Mr Simigdáli ("The Gentleman Made of Groats", in Max Lüthi's translation) is a Greek fairy tale, collected by Irene Naumann-Mavrogordato in Es war einmal: Neugriechische Volksmärchen. Georgios A. Megas collected a variant Master Semolina in Folktales of Greece.  There are about forty known Greek variants on the fairy tale of baking a figure and having it brought to life. It is Aarne-Thompson type 425, the search for the lost bridegroom, in an unusual variation, involving motifs similar to Pygmalion and Galatea.

Synopsis
A king's daughter refuses all her suitors.  She takes almonds, sugar, and groats—or semolina—and makes the figure of a man from them.  Then she prays for forty days, and God brings the figure to life.  He is called Mr Simigdáli (Mr Groats)—or Master Semolina if made from that—and is very handsome.  An evil queen hears of him and sends a golden ship to kidnap him.  Everyone comes out to see it, and the sailors as instructed- capture Mr Simigdáli.  The princess learns how he had been carried off, has three pairs of iron shoes made for herself, and sets out.
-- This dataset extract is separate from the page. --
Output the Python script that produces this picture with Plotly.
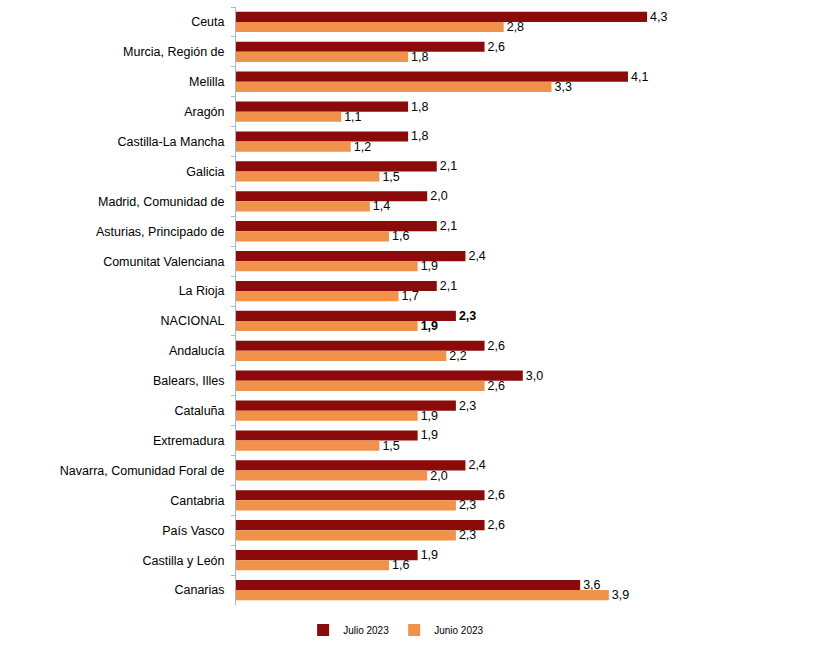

With the first pair of iron shoes worn out, she comes to the mother of the Moon, who has her wait until the Moon comes, but the Moon can not tell her where Mr Simigdáli has been taken, and sends her on to the Sun, having given her an almond for her to break upon need.  The Sun and its mother give her a walnut and send her on to the Stars.  No star has seen him, except for a little star which then takes her to the castle where Mr Simigdáli is prisoner after being given to drink the water of oblivion, and the star gives her a hazelnut.  She looks like a beggar and he does not recognize her, so she begs for a job taking care of the geese.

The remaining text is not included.